Güleser Keleş

Güleser Keleş

Evimizdeki yabancı!

Evimizdeki yabancı!

Aile toplumun en temel öğesidir.

Geçmişten günümüze örf-adetlerimizle, dini ve ahlaki değerlerimizle şekillenmiş, korunmuş bir aile yapımız var ve bu aile yapımız bizleri birçok tehlikeye karşı ayakta tutuyor ancak günümüzde aile yapımız da ciddi saldırı ve tehlikelere maruz kalıyor.

Kitle iletişimi ve kitle iletişim araçları insanlık tarihinin belki de en üst seviyede kullandığı haberleşme ağı konumunda ve ne yazık ki, günümüzde aile yapımızı hedef alan saldırıların önemli kısmı da kitle iletişim araçları aracılığı ile özellikle de televizyon aracılığı ile yapılıyor. Toplumun çöküşüne sebep olmada toplumdaki en önemli kurumlardan medyanın payı inkâr edilemez. Kitle iletişim araçlarının insanların tutum ve davranışları üzerindeki etkilerinin çok güçlü olduğu yadsınamaz bir gerçeklik.

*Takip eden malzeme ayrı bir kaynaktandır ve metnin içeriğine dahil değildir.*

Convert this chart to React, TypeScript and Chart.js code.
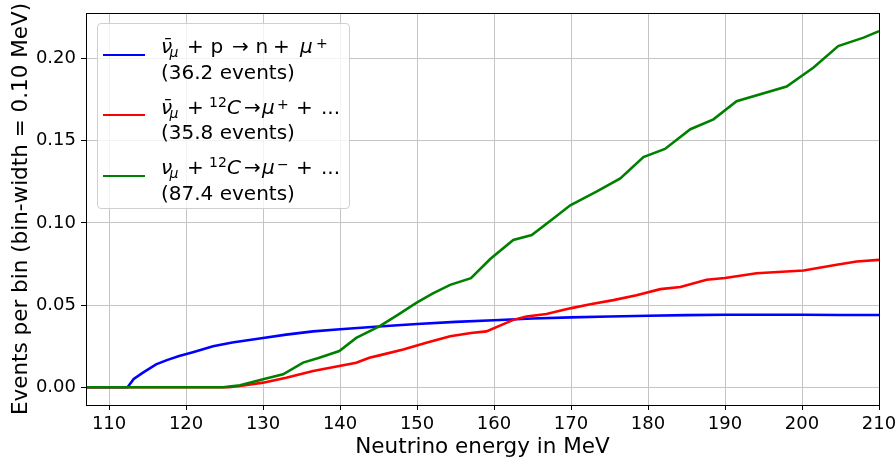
import React, { useEffect, useRef } from "react";
import { Chart, registerables } from "chart.js";

Chart.register(...registerables);

// ---- data ----
const blueE = [107, 112.4, 113.2, 114.4, 116.1, 117.5, 119.1, 121, 123.5, 126, 130, 133, 136.5, 140, 145, 150, 155, 160, 165, 170, 175, 180, 185, 190, 195, 200, 205, 210];
const blueV = [0, 0, 0.005, 0.0089, 0.0139, 0.0165, 0.019, 0.0215, 0.025, 0.0272, 0.03, 0.032, 0.034, 0.0353, 0.037, 0.0385, 0.0398, 0.0408, 0.0418, 0.0425, 0.043, 0.0435, 0.0439, 0.0441, 0.0441, 0.0441, 0.044, 0.044];

const redE = [107, 125.5, 127, 130, 133, 136.5, 139.9, 142.1, 143.8, 145.1, 148.2, 151.2, 154.3, 157, 159, 162.5, 164.2, 166.8, 169.9, 172.5, 175.5, 178.5, 181.6, 184.2, 187.6, 190, 194.1, 200.2, 204.5, 207.1, 210];
const redV = [0, 0, 0.0008, 0.0028, 0.0058, 0.0099, 0.0129, 0.0149, 0.018, 0.0194, 0.023, 0.027, 0.031, 0.033, 0.034, 0.041, 0.043, 0.0446, 0.048, 0.0505, 0.053, 0.056, 0.0597, 0.061, 0.0654, 0.0665, 0.0694, 0.071, 0.0745, 0.0765, 0.0775];

const greenE = [107, 124.8, 127, 130, 132.6, 135.2, 137.3, 139.9, 142.1, 145.1, 147.5, 149.9, 152, 154.3, 157, 159.5, 162.5, 164.9, 167.7, 169.9, 173.3, 176.4, 179.4, 182.2, 185.5, 188.5, 191.5, 198, 201.5, 204.7, 208, 210];
const greenV = [0, 0, 0.0012, 0.0048, 0.0079, 0.015, 0.018, 0.022, 0.03, 0.037, 0.044, 0.0513, 0.057, 0.0623, 0.0664, 0.078, 0.0896, 0.0926, 0.1027, 0.1107, 0.119, 0.127, 0.14, 0.145, 0.157, 0.163, 0.174, 0.183, 0.1945, 0.2076, 0.2127, 0.2167];

const xTitle = "Neutrino energy in MeV";
const yTitle = "Events per bin (bin-width = 0.10 MeV)";
const eventCounts = ["(36.2 events)", "(35.8 events)", "(87.4 events)"];
const colors = ["#0000ff", "#ff0000", "#008000"];

const X_MIN = 107;
const X_MAX = 210;
const Y_MIN = -0.0108;
const Y_MAX = 0.2277;

const FONT = "'DejaVu Sans', sans-serif";

const toPts = (e: number[], v: number[]) => e.map((x, i) => ({ x, y: v[i] }));

const framePlugin = {
  id: "frame",
  afterDraw(chart: any) {
    const { ctx, chartArea } = chart;
    ctx.save();
    ctx.strokeStyle = "#000";
    ctx.lineWidth = 1;
    ctx.strokeRect(
      Math.round(chartArea.left) + 0.5,
      Math.round(chartArea.top) + 0.5,
      Math.round(chartArea.right - chartArea.left),
      Math.round(chartArea.bottom - chartArea.top)
    );
    ctx.restore();
  },
};

// legend math pieces: [text, x offset, kind]; kind: n normal, i italic, sub, sup, pre (pre-superscript)
type Piece = [string, number, string];
const legendLine1: Piece[][] = [
  [["ν̄", 0, "i"], ["μ", 8.5, "sub"], ["+", 26, "n"], ["p", 49.5, "n"], ["→", 71, "n"], ["n", 94.5, "n"], ["+", 112, "n"], ["μ", 139, "i"], ["+", 155, "sup"]],
  [["ν̄", 0, "i"], ["μ", 8.5, "sub"], ["+", 26, "n"], ["12", 48, "pre"], ["C", 66, "i"], ["→", 83, "n"], ["μ", 101, "i"], ["+", 116, "sup"], ["+", 135, "n"], ["...", 160, "n"]],
  [["ν", 0, "i"], ["μ", 8.5, "sub"], ["+", 26, "n"], ["12", 48, "pre"], ["C", 66, "i"], ["→", 83, "n"], ["μ", 101, "i"], ["−", 116, "sup"], ["+", 135, "n"], ["...", 160, "n"]],
];

const pieceStyle = (kind: string, x: number): React.CSSProperties => {
  const base: React.CSSProperties = { position: "absolute", left: x, top: 0, lineHeight: "24px", whiteSpace: "nowrap" };
  if (kind === "i") return { ...base, fontStyle: "italic" };
  if (kind === "sub") return { ...base, fontStyle: "italic", fontSize: 14, top: 6 };
  if (kind === "sup") return { ...base, fontSize: 14, top: -3 };
  if (kind === "pre") return { ...base, fontSize: 14, top: -5 };
  return base;
};

export default function App() {
  const ref = useRef<HTMLCanvasElement>(null);

  useEffect(() => {
    if (!ref.current) return;
    const chart = new Chart(ref.current, {
      type: "line",
      data: {
        datasets: [
          { data: toPts(blueE, blueV), borderColor: colors[0], borderWidth: 2.6, pointRadius: 0, tension: 0, order: 3 },
          { data: toPts(redE, redV), borderColor: colors[1], borderWidth: 2.6, pointRadius: 0, tension: 0, order: 2 },
          { data: toPts(greenE, greenV), borderColor: colors[2], borderWidth: 2.6, pointRadius: 0, tension: 0, order: 1 },
        ],
      },
      options: {
        animation: false,
        responsive: false,
        layout: { padding: { top: 13, right: 17, left: 0, bottom: 0 } },
        plugins: { legend: { display: false }, tooltip: { enabled: false } },
        scales: {
          x: {
            type: "linear",
            min: X_MIN,
            max: X_MAX,
            afterFit: (s: any) => {
              s.height = 60;
              s.paddingLeft = 0;
              s.paddingRight = 0;
            },
            ticks: {
              stepSize: 10,
              includeBounds: false,
              autoSkip: false,
              maxRotation: 0,
              color: "#000",
              padding: 4,
              font: { family: FONT, size: 18 },
              callback: (v: any) => String(v),
            },
            grid: { color: "#c4c4c4", lineWidth: 1, tickLength: 5, tickColor: "#000" },
            border: { display: true, color: "#000", width: 1 },
            title: {
              display: true,
              text: xTitle,
              color: "#000",
              font: { family: FONT, size: 21.5 },
              padding: { top: 0, bottom: 4.5 },
            },
          },
          y: {
            type: "linear",
            min: Y_MIN,
            max: Y_MAX,
            afterFit: (s: any) => {
              s.width = 86;
              s.paddingTop = 0;
              s.paddingBottom = 0;
            },
            ticks: {
              stepSize: 0.05,
              includeBounds: false,
              color: "#000",
              padding: 5,
              font: { family: FONT, size: 18 },
              callback: (v: any) => Number(v).toFixed(2),
            },
            grid: { color: "#c4c4c4", lineWidth: 1, tickLength: 5, tickColor: "#000" },
            border: { display: true, color: "#000", width: 1 },
            title: {
              display: true,
              text: yTitle,
              color: "#000",
              font: { family: FONT, size: 21.5 },
              padding: { top: 9, bottom: 0 },
            },
          },
        },
      },
      plugins: [framePlugin],
    });
    return () => chart.destroy();
  }, []);

  const baselines = [53, 113.5, 174];

  return (
    <div style={{ position: "absolute", left: 0, top: 0, width: 896, height: 465 }}>
      <canvas ref={ref} width={896} height={465} style={{ display: "block" }} />
      <div
        style={{
          position: "absolute",
          left: 97,
          top: 23,
          width: 253,
          height: 186,
          border: "1px solid #d0d0d0",
          borderRadius: 4,
          background: "rgba(255,255,255,0.8)",
          boxSizing: "border-box",
        }}
      />
      {baselines.map((b, i) => (
        <React.Fragment key={i}>
          <div
            style={{
              position: "absolute",
              left: 103,
              top: b + 0.7,
              width: 42,
              height: 0,
              borderTop: `2.6px solid ${colors[i]}`,
            }}
          />
          <div
            style={{
              position: "absolute",
              left: 161,
              top: b - 18.9,
              width: 190,
              height: 24,
              fontFamily: FONT,
              fontSize: 20,
              color: "#000",
            }}
          >
            {legendLine1[i].map(([t, x, k], j) => (
              <span key={j} style={pieceStyle(k, x)}>
                {t}
              </span>
            ))}
          </div>
          <div
            style={{
              position: "absolute",
              left: 161,
              top: b - 18.9 + 25.5,
              fontFamily: FONT,
              fontSize: 20,
              lineHeight: "24px",
              color: "#000",
              whiteSpace: "nowrap",
            }}
          >
            {eventCounts[i]}
          </div>
        </React.Fragment>
      ))}
    </div>
  );
}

Yazımda asıl dikkat çekmek istediğim konu televizyonda yayınlanan diziler maalesef medyadaki bazı dizilerin olumsuz etkisiyle toplumdaki aile kurmak ve çocuk sahibi olmak gibi değerler artık önemini yitiriyor, nikâhsız aşk birlikteliği yaşamak kabul edilebilir sıradan bir yaşam tarzı olarak gösteriliyor. Diziler,  hastalıkta sağlıkta, iyi günde kötü günde diye söz verilen evliliklerin, ihanetlerle, entrikalarla sözlü ve fiziki şiddetle yıkıldığını gösteren örneklerle dolu.

Yüzyıllardır ahlakı değerlerle ayakla duran aile yapımız, evlerimizin başköşesine oturan televizyondaki bu olumsuz içerik üreten yayınlarla özellikle milli ve manevi değerlerden yoksun bazı dizi filmlerle dejenere olmaktadır.

Bizleri ekran başına bağlayan bu diziler mahremiyet, ahlak, sadakat gibi değerleri gereken önemiyle konu edinmiyor. Eğitici ve öğretici nitelikli dizileri, filmleri hemen hemen göremediğimiz ekranlarda maalesef Türk aile yapısına ve yaşantısına uygun olmayan görüntüler yayınlanıyor. Okul çağındaki genç kız ve erkekler için hayatın gerçeklerinden uzaklaşıp tozpembe bir dünyada yaşamasına imkan sağlayan, arkadaşlık ilişkilerinin daha da cinsel boyutlara indirilmesini meşrulaştıran ve gençleri bu yönde bir hayat tarzını benimsemeye iten diziler var. Henüz ergenlik çağının içerisinde bulunan gençler için şiddetin egemen olduğu, çalışarak hayata devam etmek yerine kısa yoldan köşeyi dönmenin konu edindiği diziler var. Hayatın zorluklarını, önümüze çıkardığı engelleri görmemizi sağlamak yerine yaşamın aşktan, paradan, şöhretten ibaret olduğunu gösteren gençlerimizi ahlaksızlığa, şöhrete özendiren diziler var.

Bu konuyu istatistik üzerinden değerlendirecek olursak, Gazi Üniversitesi Sosyal Bilimler Enstitüsünde Zeynep Gültekin'in hazırladığı yüksek lisans tezinde ele alınan bir dizinin 55 bölümünün faaliyet raporunda şu rakamlar ortaya çıkmıştır: 411 cinayet, 152 yaralama, 137 saldırı, 147 dayak, 155 tokat, 175 kavga, 110 işkence, 3 tecavüz, 191 taciz, 145 silahlı çatışma, 226… çıkmıştır.” Yine başka bir araştırmada bir çocuğun 12 yaşına kadar 13 bin 400 ölüm dahil 101 bin şiddet olayını televizyonda izlediği ortaya konmuştur.

Aile büyüklerimizin Türk aile yaşamına uygun olmayan şiddeti, cinselliği, nikahsız yaşamayı özendiren bu filmlere karşı daha duyarlı olmaları, rahatsız oldukları televizyon programları hakkındaki şikayetlerini RTÜK ‘e bildirmeleri aile hayatının korunması ve toplumun geleceği hususunda çok önemli.

Aile yapımızı korumak adına Medya'ya düşen görev ise dizileri ve diğer yayınları ile ahlaki değerlerimizi yıpratan, şiddeti, cinselliği, alkol kullanımı gibi kötü alışkanlıklara özendiren yayınlardan uzaklaşıp, kültürel değerlerimizi tanıtan daha eğitici, aydınlatıcı ve bilinçlendirici yayınlar üretmesidir.